Coalition Formation Approaches for Cooperative Networks With SWIPT
Author(s) -
Jie Ren,
Mai Xu,
Wei Chen,
Zhiguo Ding,
Zulin Wang
Publication year - 2017
Publication title -
ieee access
Language(s) - English
Resource type - Journals
SCImago Journal Rank - 0.587
H-Index - 127
ISSN - 2169-3536
DOI - 10.1109/access.2017.2749515
Subject(s) - aerospace , bioengineering , communication, networking and broadcast technologies , components, circuits, devices and systems , computing and processing , engineered materials, dielectrics and plasmas , engineering profession , fields, waves and electromagnetics , general topics for engineers , geoscience , nuclear engineering , photonics and electrooptics , power, energy and industry applications , robotics and control systems , signal processing and analysis , transportation
This paper proposes three game-theoretic approaches for coalition formation in cooperative networks with simultaneous wireless information and power transfer.

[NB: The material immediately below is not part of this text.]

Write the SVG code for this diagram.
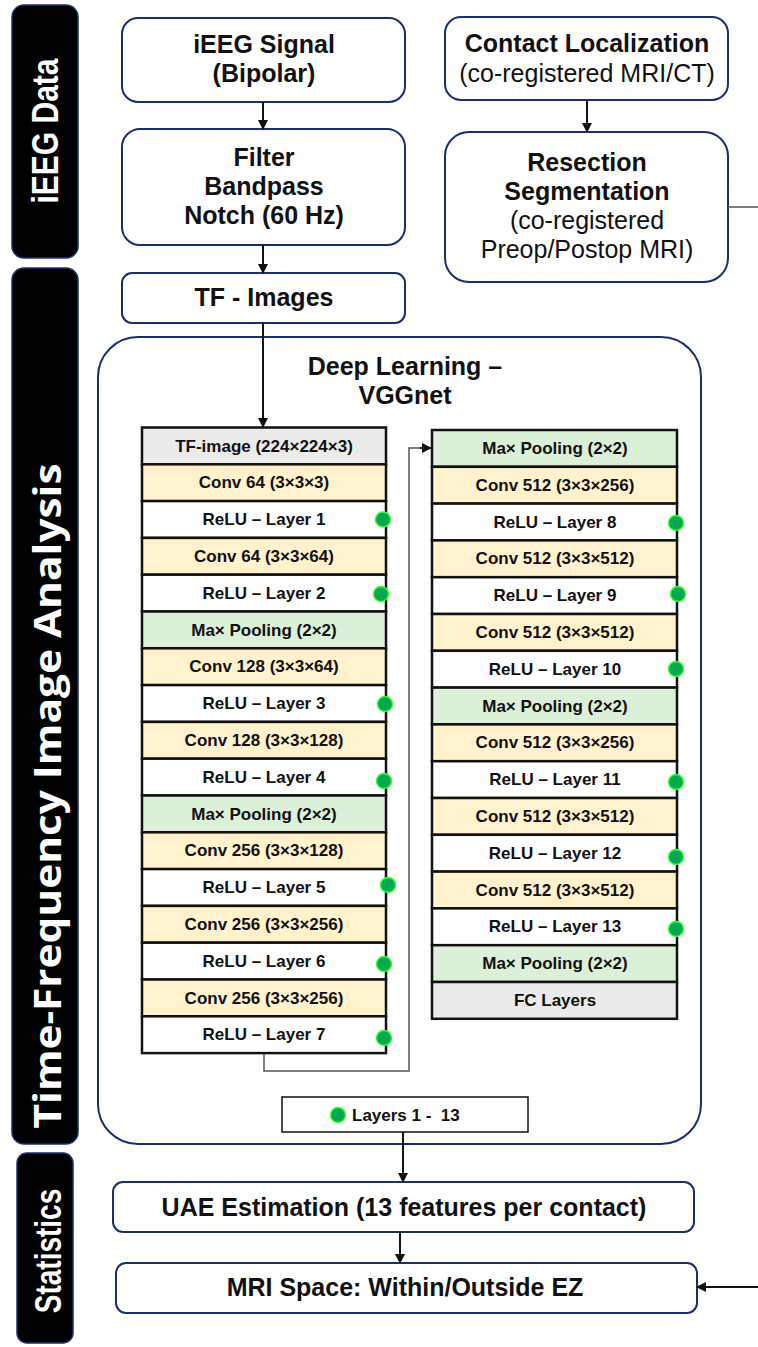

To improve the reception reliability of destinations with poor channel conditions, we first divide destinations in the network into two types: Type I and Type II. Type I destinations refer to the destinations with capability of successful information decoding and energy harvesting, which serve as relays to help other destinations. Type II destinations have poor connections to the source and hence compete to obtain help from Type I destinations. Accordingly, cooperative relaying strategies for the two types of destinations are proposed on the basis of coalition formation game. First, we propose to utilize the dynamic programming (DP) approach to obtain the optimal coalition structure in the network, though at the cost of heavy time and storage complexity. Then, two distributed hedonic coalition formation (DHCF) approaches are developed to generate coalition structures, which are more efficient than the DP approach. Simulation results show that all proposed approaches outperform the non-cooperative one (i.e., direct link transmission). The results also illustrate that the DP approach achieves the largest data rate and lowest outage probability for destinations, and the DHCF approaches achieve near-to-optimal performance.